I know that Motel 6’s are dog friendly, but I’ll never opt for the motel setup again when traveling with dogs.
Where Will Your Dog Go Potty?
Since Milo is used to going outside to go to the bathroom as soon as we wake up and just before we go to bed, I wanted to find hotels that would provide some grass close to the front door.
While a few hotels actually offered designated bathroom areas, most did not.
The only hotel that did offer a designated area had a tiny patch of grass plus some baggies. I don’t know about your dog, but Milo likes to go on tree trunks, bushes or even tall weeds…but rarely chooses a flat patch of grass. We actually only used the designated area at that hotel once…and the rest of the time he went by the bushes that lined the parking lot.
When I was researching hotels, I took advantage of Google’s satellite map view to see where the options would be for our potty outings. I actually eliminated a few hotels because it looked like a long walk to get to any trees or grass.

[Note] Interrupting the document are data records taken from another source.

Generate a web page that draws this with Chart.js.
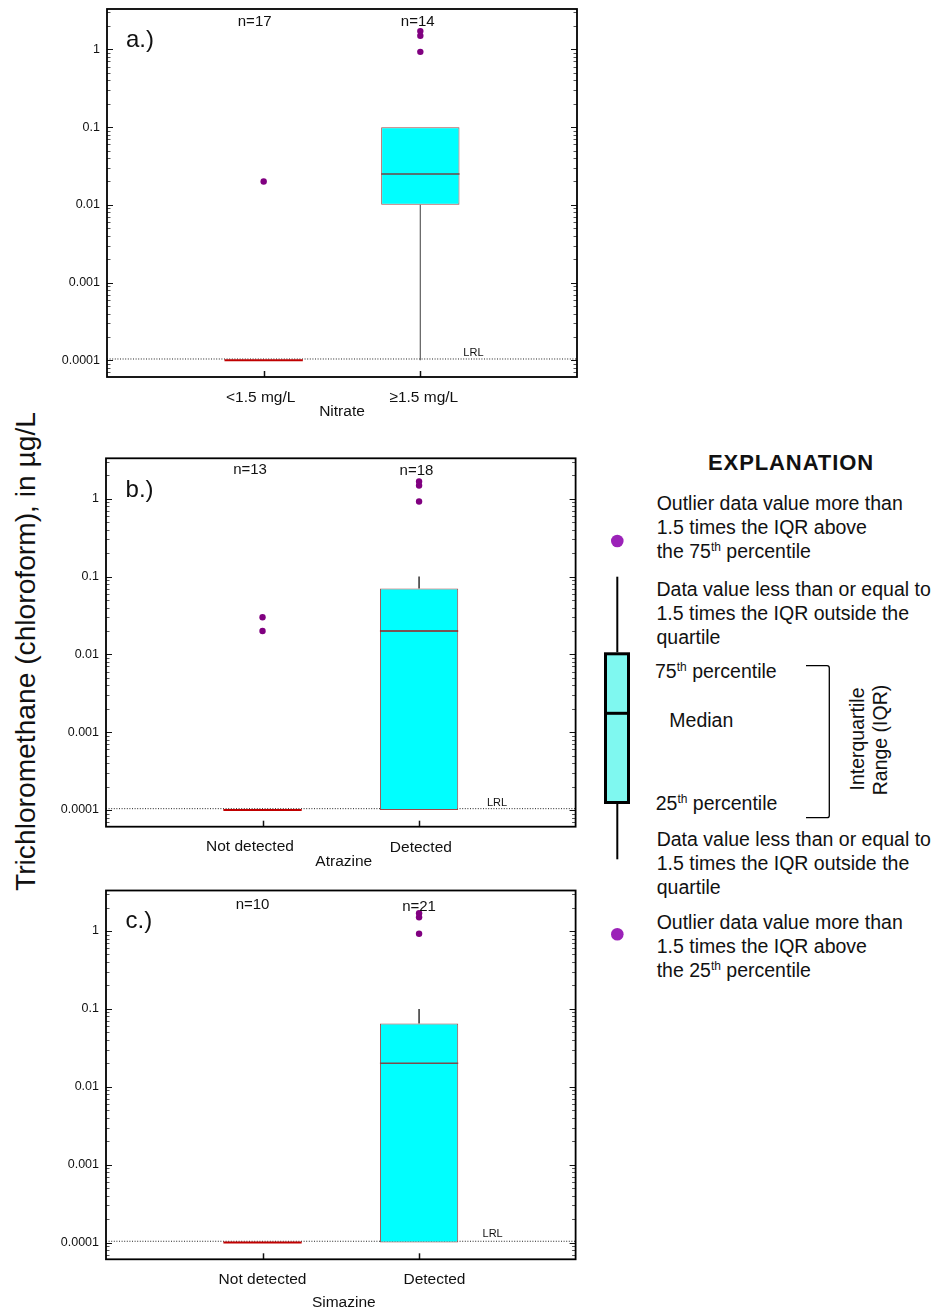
<!DOCTYPE html>
<html>
<head>
<meta charset="utf-8">
<script src="https://cdn.jsdelivr.net/npm/chart.js@4.4.1/dist/chart.umd.min.js"></script>
<style>
html,body{margin:0;padding:0;background:#fff;}
body{width:938px;height:1311px;position:relative;overflow:hidden;font-family:"Liberation Sans",Arial,sans-serif;color:#111;}
canvas{position:absolute;left:0;}
#ov{position:absolute;left:0;top:0;}
.t{position:absolute;font-size:19.5px;line-height:24px;white-space:nowrap;}
.s{font-size:12px;position:relative;top:-7px;}
.h{position:absolute;font-size:22px;font-weight:bold;letter-spacing:0.9px;line-height:26px;white-space:nowrap;}
</style>
</head>
<body>
<svg id="ov" width="938" height="1311">
  <text x="25" y="651.5" transform="rotate(-90 25 651.5)" text-anchor="middle" dominant-baseline="central" font-size="28.2" font-family="Liberation Sans, Arial, sans-serif" fill="#111">Trichloromethane (chloroform), in µg/L</text>
  <circle cx="617.3" cy="541" r="6.3" fill="#9b22b8"/>
  <line x1="617.3" y1="576.7" x2="617.3" y2="652.3" stroke="#000" stroke-width="2"/>
  <rect x="605.5" y="653.8" width="23" height="148.7" fill="#7ff8f0" stroke="#000" stroke-width="3"/>
  <line x1="605.5" y1="713.3" x2="628.5" y2="713.3" stroke="#000" stroke-width="3"/>
  <line x1="617.3" y1="804" x2="617.3" y2="859.3" stroke="#000" stroke-width="2"/>
  <circle cx="617.3" cy="934.3" r="6.3" fill="#9b22b8"/>
  <path d="M806 665.7 H827 Q829.3 665.7 829.3 668 V815.4 Q829.3 817.7 827 817.7 H806" fill="none" stroke="#000" stroke-width="1.3"/>
  <text x="857" y="739" transform="rotate(-90 857 739)" text-anchor="middle" dominant-baseline="central" font-size="19.5" font-family="Liberation Sans, Arial, sans-serif" fill="#111">Interquartile</text>
  <text x="880" y="740" transform="rotate(-90 880 740)" text-anchor="middle" dominant-baseline="central" font-size="19.5" font-family="Liberation Sans, Arial, sans-serif" fill="#111">Range (IQR)</text>
</svg>

<div class="h" style="left:708px;top:449.5px;">EXPLANATION</div>
<div class="t" style="left:656.7px;top:490.7px;">Outlier data value more than</div>
<div class="t" style="left:656.7px;top:515px;">1.5 times the IQR above</div>
<div class="t" style="left:656.7px;top:539px;">the 75<span class="s">th</span> percentile</div>
<div class="t" style="left:656.5px;top:577.3px;">Data value less than or equal to</div>
<div class="t" style="left:656.5px;top:601.3px;">1.5 times the IQR outside the</div>
<div class="t" style="left:656.5px;top:625.3px;">quartile</div>
<div class="t" style="left:655px;top:658.7px;">75<span class="s">th</span> percentile</div>
<div class="t" style="left:669.3px;top:708px;">Median</div>
<div class="t" style="left:655.7px;top:791.3px;">25<span class="s">th</span> percentile</div>
<div class="t" style="left:656.7px;top:827.3px;">Data value less than or equal to</div>
<div class="t" style="left:656.7px;top:851.3px;">1.5 times the IQR outside the</div>
<div class="t" style="left:656.7px;top:875.3px;">quartile</div>
<div class="t" style="left:656.7px;top:909.7px;">Outlier data value more than</div>
<div class="t" style="left:656.7px;top:934.2px;">1.5 times the IQR above</div>
<div class="t" style="left:656.7px;top:958px;">the 25<span class="s">th</span> percentile</div>

<canvas id="ca" width="600" height="441" style="top:-11px;width:600px;height:441px;"></canvas>
<canvas id="cb" width="600" height="442" style="top:438px;width:600px;height:442px;"></canvas>
<canvas id="cc" width="600" height="441" style="top:870px;width:600px;height:441px;"></canvas>

<script>
// ---------------- DATA ----------------
const yTickValues = [0.0001, 0.001, 0.01, 0.1, 1];
const yTickLabels = ['0.0001', '0.001', '0.01', '0.1', '1'];
const LRL_VALUE = 0.000104;
const LRL_LABEL = 'LRL';

// a.) Nitrate
const letterA = 'a.)';
const titleA = 'Nitrate';
const categoriesA = ['<1.5 mg/L', '≥1.5 mg/L'];
const countsA = ['n=17', 'n=14'];
const q1A = [0.0001, 0.01];
const medianA = [0.0001, 0.025];
const q3A = [0.0001, 0.1];
const whiskerLowA = [0.0001, 0.0001];
const whiskerHighA = [0.0001, 0.1];
const outliersA = [[0.02], [0.93, 1.5, 1.72]];

// b.) Atrazine
const letterB = 'b.)';
const titleB = 'Atrazine';
const categoriesB = ['Not detected', 'Detected'];
const countsB = ['n=13', 'n=18'];
const q1B = [0.0001, 0.0001];
const medianB = [0.0001, 0.02];
const q3B = [0.0001, 0.07];
const whiskerLowB = [0.0001, 0.0001];
const whiskerHighB = [0.0001, 0.1];
const outliersB = [[0.02, 0.03], [0.92, 1.48, 1.67]];

// c.) Simazine
const letterC = 'c.)';
const titleC = 'Simazine';
const categoriesC = ['Not detected', 'Detected'];
const countsC = ['n=10', 'n=21'];
const q1C = [0.0001, 0.0001];
const medianC = [0.0001, 0.02];
const q3C = [0.0001, 0.065];
const whiskerLowC = [0.0001, 0.0001];
const whiskerHighC = [0.0001, 0.1];
const outliersC = [[], [0.92, 1.5, 1.69]];

// ---------------- STYLE / LAYOUT ----------------
const FONT = '"Liberation Sans", Arial, sans-serif';
const Y_MIN = 6.1e-5, Y_MAX = 3.31;
const X_MIN = 0, X_MAX = 3;
const BOX_HALF = 0.25;
const CANVAS_W = 600;

const LAYOUTS = [
  {canvasTop: -11, canvasH: 441, areaTop: 9,     areaBottom: 377,    areaLeft: 107, areaRight: 577},
  {canvasTop: 438, canvasH: 442, areaTop: 458.3, areaBottom: 826.7,  areaLeft: 106, areaRight: 575.6},
  {canvasTop: 870, canvasH: 441, areaTop: 890.5, areaBottom: 1259.3, areaLeft: 106, areaRight: 575.6}
];
const TEXTPOS = [
  {letterDx: 19, letterDy: 31, countDx: [-9, -2.6], countDy: [13, 13], labelDx: [-3, 3.5], labelDy: [20.3, 20.3], titleDx: 0, titleDy: 34.7, lrlX: 2.339, lrlDy: 6.5, whisker: '#6a6a6a', median: '#6e4646'},
  {letterDx: 19.6, letterDy: 32, countDx: [-12.5, -2.6], countDy: [11.7, 13], labelDx: [-12.6, 1.8], labelDy: [20, 21.3], titleDx: 3, titleDy: 35.3, lrlX: 2.498, lrlDy: 5.5, whisker: '#111', median: '#a01c1c'},
  {letterDx: 19.6, letterDy: 31.2, countDx: [-10, 0], countDy: [14.8, 16.8], labelDx: [0, 15.4], labelDy: [20.7, 20.7], titleDx: 3, titleDy: 43.7, lrlX: 2.47, lrlDy: 7, whisker: '#111', median: '#7a4c4c'}
];

function buildLogTicks() {
  const ticks = [];
  const decades = [yTickValues[0] / 10].concat(yTickValues);
  decades.forEach(d => {
    if (yTickValues.indexOf(d) >= 0 && d >= Y_MIN && d <= Y_MAX) ticks.push({value: d, major: true});
    for (let m = 2; m <= 9; m++) {
      const v = d * m;
      if (v >= Y_MIN && v <= Y_MAX) ticks.push({value: v, major: false});
    }
  });
  return ticks.sort((a, b) => a.value - b.value);
}

function makePanel(id, L, T, D) {
  const boxData = D.categories.map((c, i) => ({x: i + 1, y: [D.q1[i], D.q3[i]]}));
  const medData = [];
  const flatData = [];
  const whiskData = [];
  const outData = [];
  D.categories.forEach((c, i) => {
    const target = D.q3[i] > D.q1[i] ? medData : flatData;
    target.push({x: i + 1 - BOX_HALF, y: D.median[i]}, {x: i + 1 + BOX_HALF, y: D.median[i]}, {x: i + 1 + BOX_HALF, y: null});
    whiskData.push({x: i + 1, y: D.whiskerLow[i]}, {x: i + 1, y: D.q1[i]}, {x: i + 1, y: null},
                   {x: i + 1, y: D.q3[i]}, {x: i + 1, y: D.whiskerHigh[i]}, {x: i + 1, y: null});
    D.outliers[i].forEach(v => outData.push({x: i + 1, y: v}));
  });
  const lrlData = [{x: X_MIN, y: LRL_VALUE}, {x: X_MAX, y: LRL_VALUE}];

  const decor = {
    id: 'decor_' + id,
    afterDraw(chart) {
      const c = chart.ctx, a = chart.chartArea, xs = chart.scales.x, ys = chart.scales.y;
      c.save();
      c.lineWidth = 1;
      ys.ticks.forEach(t => {
        const py = Math.round(ys.getPixelForValue(t.value)) + 0.5;
        const len = t.major ? 6 : 3.5;
        c.strokeStyle = t.major ? '#111' : '#555';
        c.beginPath();
        c.moveTo(a.left, py); c.lineTo(a.left + len, py);
        c.moveTo(a.right - len, py); c.lineTo(a.right, py);
        c.stroke();
      });
      c.strokeStyle = '#111'; c.lineWidth = 1.5;
      xs.ticks.forEach(t => {
        const px = Math.round(xs.getPixelForValue(t.value)) + 0.5;
        c.beginPath(); c.moveTo(px, a.bottom); c.lineTo(px, a.bottom - 6); c.stroke();
      });
      c.lineWidth = 1.8; c.strokeStyle = '#000';
      c.strokeRect(a.left, a.top, a.right - a.left, a.bottom - a.top);
      c.fillStyle = '#111'; c.textBaseline = 'middle'; c.textAlign = 'center';
      c.font = '15.5px ' + FONT;
      D.categories.forEach((lab, i) => c.fillText(lab, xs.getPixelForValue(i + 1) + T.labelDx[i], a.bottom + T.labelDy[i]));
      c.fillText(D.title, (a.left + a.right) / 2 + T.titleDx, a.bottom + T.titleDy);
      c.font = '15px ' + FONT;
      D.counts.forEach((lab, i) => c.fillText(lab, xs.getPixelForValue(i + 1) + T.countDx[i], a.top + T.countDy[i]));
      c.font = '11px ' + FONT;
      c.fillText(LRL_LABEL, xs.getPixelForValue(T.lrlX), ys.getPixelForValue(LRL_VALUE) - T.lrlDy);
      c.font = '24px ' + FONT; c.textAlign = 'left';
      c.fillText(D.letter, a.left + T.letterDx, a.top + T.letterDy);
      c.restore();
    }
  };

  return new Chart(document.getElementById(id), {
    type: 'bar',
    data: {
      datasets: [
        {type: 'line', label: 'LRL', data: lrlData, borderColor: '#222', borderWidth: 1, borderDash: [1, 1.6], pointRadius: 0, order: 6},
        {type: 'line', label: 'Whiskers', data: whiskData, borderColor: T.whisker, borderWidth: 1.3, pointRadius: 0, spanGaps: false, order: 5},
        {type: 'bar', label: 'IQR', data: boxData, backgroundColor: '#00ffff', borderColor: '#a34848', borderWidth: 1, borderSkipped: false, categoryPercentage: 1, barPercentage: 0.5, order: 4},
        {type: 'line', label: 'Zero IQR', data: flatData, borderColor: '#c00000', borderWidth: 2, pointRadius: 0, spanGaps: false, order: 3},
        {type: 'line', label: 'Median', data: medData, borderColor: T.median, borderWidth: 1.5, pointRadius: 0, spanGaps: false, order: 2},
        {type: 'line', label: 'Outliers', data: outData, showLine: false, pointRadius: 3.2, pointBackgroundColor: '#800080', pointBorderWidth: 0, pointBorderColor: '#800080', order: 1}
      ]
    },
    options: {
      responsive: false, animation: false, devicePixelRatio: 1, events: [],
      layout: {padding: {left: 0, right: CANVAS_W - L.areaRight, top: L.areaTop - L.canvasTop, bottom: 0}},
      plugins: {legend: {display: false}, tooltip: {enabled: false}},
      scales: {
        x: {
          type: 'linear', min: X_MIN, max: X_MAX, offset: false,
          grid: {display: false, drawTicks: false, offset: false}, border: {display: false},
          ticks: {display: false},
          afterBuildTicks: s => { s.ticks = D.categories.map((c, i) => ({value: i + 1})); },
          afterFit: s => { s.height = L.canvasTop + L.canvasH - L.areaBottom; }
        },
        y: {
          type: 'logarithmic', min: Y_MIN, max: Y_MAX,
          grid: {display: false, drawTicks: false}, border: {display: false},
          ticks: {
            autoSkip: false, padding: 7, color: '#111', font: {family: FONT, size: 12.5},
            callback: (value, index, ticks) => {
              const t = ticks[index];
              if (!t || !t.major) return '';
              const k = yTickValues.indexOf(t.value);
              return k >= 0 ? yTickLabels[k] : '';
            }
          },
          afterBuildTicks: s => { s.ticks = buildLogTicks(); },
          afterFit: s => { s.width = L.areaLeft; }
        }
      }
    },
    plugins: [decor]
  });
}

makePanel('ca', LAYOUTS[0], TEXTPOS[0], {letter: letterA, title: titleA, categories: categoriesA, counts: countsA, q1: q1A, median: medianA, q3: q3A, whiskerLow: whiskerLowA, whiskerHigh: whiskerHighA, outliers: outliersA});
makePanel('cb', LAYOUTS[1], TEXTPOS[1], {letter: letterB, title: titleB, categories: categoriesB, counts: countsB, q1: q1B, median: medianB, q3: q3B, whiskerLow: whiskerLowB, whiskerHigh: whiskerHighB, outliers: outliersB});
makePanel('cc', LAYOUTS[2], TEXTPOS[2], {letter: letterC, title: titleC, categories: categoriesC, counts: countsC, q1: q1C, median: medianC, q3: q3C, whiskerLow: whiskerLowC, whiskerHigh: whiskerHighC, outliers: outliersC});
</script>
</body>
</html>
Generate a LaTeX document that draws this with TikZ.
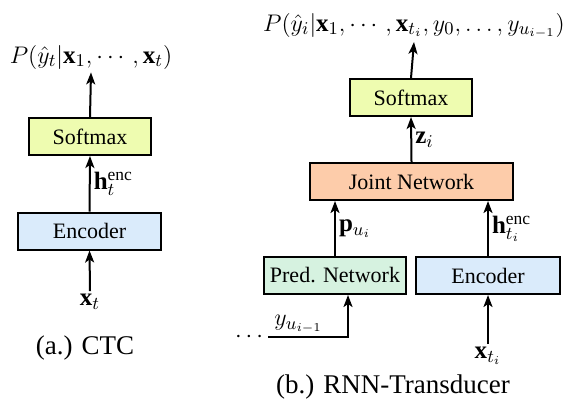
\documentclass[tikz,border=0pt]{standalone}
\usepackage{amsmath}
\usepackage{fontspec}
\setmainfont{Liberation Serif}
\usetikzlibrary{arrows.meta}
\definecolor{smcol}{HTML}{EEFCB0}
\definecolor{enccol}{HTML}{DAEBFB}
\definecolor{jncol}{HTML}{FDCCAA}
\definecolor{pncol}{HTML}{D6F2E0}
\tikzset{
  block/.style={draw=black, line width=1pt, minimum height=18.5pt, inner sep=0pt, font=\fontsize{11}{13}\selectfont},
  lbl/.style={inner sep=1.5pt, font=\fontsize{12.5}{14}\selectfont},
  capt/.style={font=\fontsize{13.5}{16}\selectfont},
  arr/.style={->, line width=1pt}
}
\begin{document}
\begin{tikzpicture}[x=0.5pt, y=-0.5pt, >={Stealth[length=6pt, width=4.5pt, inset=1.5pt]}]
  \useasboundingbox (0,0) rectangle (581,403);
  % (a.) CTC
  \node[block, fill=smcol, minimum width=61pt] (smL) at (90,136.5) {Softmax};
  \node[block, fill=enccol, minimum width=71.5pt] (encL) at (89.5,231) {Encoder};
  \node[lbl] (PL) at (91,57) {$P(\hat{y}_t|\mathbf{x}_1,\cdots,\mathbf{x}_t)$};
  \node[lbl] (xL) at (90,302) {$\mathbf{x}_t$};
  \draw[arr] (smL.north) -- (PL.south);
  \draw[arr] (encL.north) -- (smL.south) node[lbl, midway, right] (hL) {$\mathbf{h}_t^{\text{enc}}$};
  \draw[arr] (xL.north) -- (encL.south);
  \node[capt] (captL) at (85,348) {(a.) CTC};
  % (b.) RNN-Transducer
  \node[block, fill=smcol, minimum width=61pt] (smR) at (411,97.5) {Softmax};
  \node[block, fill=jncol, minimum width=101.5pt] (jn) at (411.5,181.5) {Joint Network};
  \node[block, fill=pncol, minimum width=71pt] (pn) at (335,275.5) {Pred. Network};
  \node[block, fill=enccol, minimum width=72pt] (encR) at (488,275.5) {Encoder};
  \node[lbl] (PR) at (414,26) {$P(\hat{y}_i|\mathbf{x}_1,\cdots,\mathbf{x}_{t_i},y_0,\ldots,y_{u_{i-1}})$};
  \node[lbl] (xR) at (488,356) {$\mathbf{x}_{t_i}$};
  \node[lbl, inner sep=0.5pt] (dots) at (251,337) {$\cdots$};
  \coordinate (turn) at (348,337);
  \draw[arr] (smR.north) -- (PR.south);
  \draw[arr] (jn.north) -- (smR.south) node[lbl, midway, right] (zR) {$\mathbf{z}_i$};
  \draw[arr] (pn.north) -- (pn.north |- jn.south) node[lbl, midway, right] (pR) {$\mathbf{p}_{u_i}$};
  \draw[arr] (encR.north) -- (encR.north |- jn.south) node[lbl, midway, right] (hR) {$\mathbf{h}_{t_i}^{\text{enc}}$};
  \draw[arr] (xR.north) -- (encR.south);
  \draw[arr] (dots.east) -- (turn) node[lbl, pos=0.38, above] (yR) {$y_{u_{i-1}}$} -- (turn |- pn.south);
  \node[capt] (captR) at (393,387) {(b.) RNN-Transducer};
\end{tikzpicture}
\end{document}
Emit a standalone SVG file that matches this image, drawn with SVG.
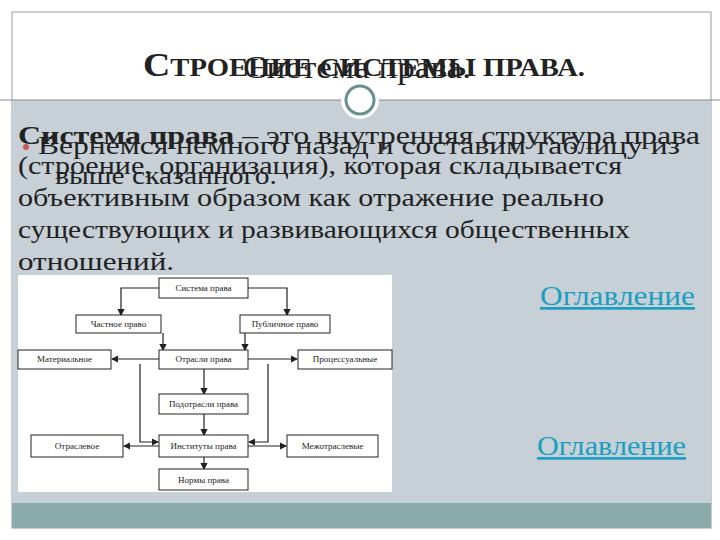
<svg xmlns="http://www.w3.org/2000/svg" width="720" height="540" viewBox="0 0 720 540">
<style>
.b{fill:#fff;stroke:#222;stroke-width:1}
.t{font-family:"Liberation Serif",serif;font-size:9px;fill:#222;text-anchor:middle}
.c{fill:none;stroke:#222;stroke-width:1.2;marker-end:url(#a)}
.s{font-family:"Liberation Serif",serif;fill:#222}
.k{font-family:"Liberation Serif",serif;font-size:27px;fill:#1a9fc0;text-decoration:underline}
</style>
<defs><marker id="a" markerWidth="6" markerHeight="6" refX="5" refY="3" orient="auto"><path d="M0,0L6,3L0,6z" fill="#222"/></marker></defs>
<rect x="0" y="0" width="720" height="540" fill="#fff"/>
<rect x="12" y="12" width="699" height="516" fill="#fff" stroke="#999"/>
<rect x="12" y="100" width="699" height="403" fill="#c6d0d6"/>
<rect x="12" y="503" width="699" height="25" fill="#8aabaa"/>
<line x1="0" y1="100" x2="720" y2="100" stroke="#888"/>
<circle cx="360" cy="100" r="19" fill="#fff"/>
<circle cx="360" cy="100" r="14" fill="#fff" stroke="#6a8f8f" stroke-width="3"/>
<text class="s" x="143" y="76" font-size="25" font-weight="bold" textLength="442" lengthAdjust="spacingAndGlyphs"><tspan font-size="33">С</tspan>ТРОЕНИЕ СИСТЕМЫ ПРАВА.</text>
<text class="s" x="243" y="78" font-size="32" textLength="228" lengthAdjust="spacingAndGlyphs">Система права.</text>
<text class="s" x="18" y="144" font-size="26" textLength="682" lengthAdjust="spacingAndGlyphs"><tspan font-weight="bold">Система права</tspan> – это внутренняя структура права</text>
<circle cx="26" cy="147" r="3" fill="#c55"/>
<text class="s" x="38" y="154" font-size="26" textLength="642" lengthAdjust="spacingAndGlyphs">Вернемся немного назад и составим таблицу из</text>
<text class="s" x="18" y="174" font-size="26" textLength="604" lengthAdjust="spacingAndGlyphs">(строение, организация), которая складывается</text>
<text class="s" x="55" y="184" font-size="26" textLength="222" lengthAdjust="spacingAndGlyphs">выше сказанного.</text>
<text class="s" x="18" y="206" font-size="26" textLength="586" lengthAdjust="spacingAndGlyphs">объективным образом как отражение реально</text>
<text class="s" x="18" y="238" font-size="26" textLength="612" lengthAdjust="spacingAndGlyphs">существующих и развивающихся общественных</text>
<text class="s" x="18" y="270" font-size="26" textLength="156" lengthAdjust="spacingAndGlyphs">отношений.</text>
<rect x="18" y="275" width="374" height="217" fill="#fff"/>
<g id="connectors">
<path class="c" d="M159,288H121V315"/>
<path class="c" d="M248,288H287V315"/>
<path class="c" d="M163,333V350"/>
<path class="c" d="M245,333V350"/>
<path class="c" d="M159,359H112"/>
<path class="c" d="M248,359H297"/>
<path class="c" d="M204,369V394"/>
<path class="c" d="M204,414V435"/>
<path class="c" d="M204,457V469"/>
<path class="c" d="M140,364V442H158"/>
<path class="c" d="M268,364V442H249"/>
<path class="c" d="M159,446H124"/>
<path class="c" d="M248,446H286"/>
</g>
<g id="n1"><rect class="b" x="159" y="278" width="89" height="20"/><text class="t" x="203.5" y="291">Система права</text></g>
<g id="n2"><rect class="b" x="76" y="315" width="85" height="18"/><text class="t" x="118.5" y="327">Частное право</text></g>
<g id="n3"><rect class="b" x="240" y="315" width="90" height="18"/><text class="t" x="285" y="327">Публичное право</text></g>
<g id="n4"><rect class="b" x="18" y="350" width="93" height="19"/><text class="t" x="64.5" y="362">Материальное</text></g>
<g id="n5"><rect class="b" x="159" y="350" width="89" height="19"/><text class="t" x="203.5" y="362">Отрасли права</text></g>
<g id="n6"><rect class="b" x="298" y="350" width="94" height="19"/><text class="t" x="345" y="362">Процессуальные</text></g>
<g id="n7"><rect class="b" x="159" y="394" width="89" height="20"/><text class="t" x="203.5" y="407">Подотрасли права</text></g>
<g id="n8"><rect class="b" x="31" y="435" width="92" height="22"/><text class="t" x="77" y="449">Отраслевое</text></g>
<g id="n9"><rect class="b" x="159" y="435" width="89" height="22"/><text class="t" x="203.5" y="449">Институты права</text></g>
<g id="n10"><rect class="b" x="287" y="435" width="91" height="22"/><text class="t" x="332.5" y="449">Межотраслевые</text></g>
<g id="n11"><rect class="b" x="159" y="469" width="89" height="21"/><text class="t" x="203.5" y="483">Нормы права</text></g>
<text class="k" x="540" y="305" textLength="155" lengthAdjust="spacingAndGlyphs">Оглавление</text>
<text class="k" x="537" y="455" textLength="149" lengthAdjust="spacingAndGlyphs">Оглавление</text>
</svg>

That said, all of the research in the world can’t guarantee a pleasant bathroom experience. The hotel above is the Holiday Inn Express in Sante Fe, NM. I was really excited when I learned they had a good pet policy, low rates AND a big field next door where Milo and Lexi could go to the bathroom.
However, the satellite picture doesn’t show that this field was filled with sticker bushes, burrs and trash. The first time I took the dogs into this field I ended up carrying them both back to pavement where I could dig the burrs out of their paws. You wouldn’t believe the pitiful looks I got from Milo when he felt those painful stickers between his pads.
Coming from the lush midwest, Milo and Lexi always have plenty of grass to do their business. We quickly learned that in some parts of the southwest, it’s hard to find any grass at all. Surprisingly, Milo and Lexi both learned very quickly to pee on gravel and bare dirt.
My advice is that you should use satellite images to try to choose hotels with grass, trees or shrubs, but don’t get too worked up over it. Almost every hotel has some landscaping that will work near the doors and the dogs will adapt quickly.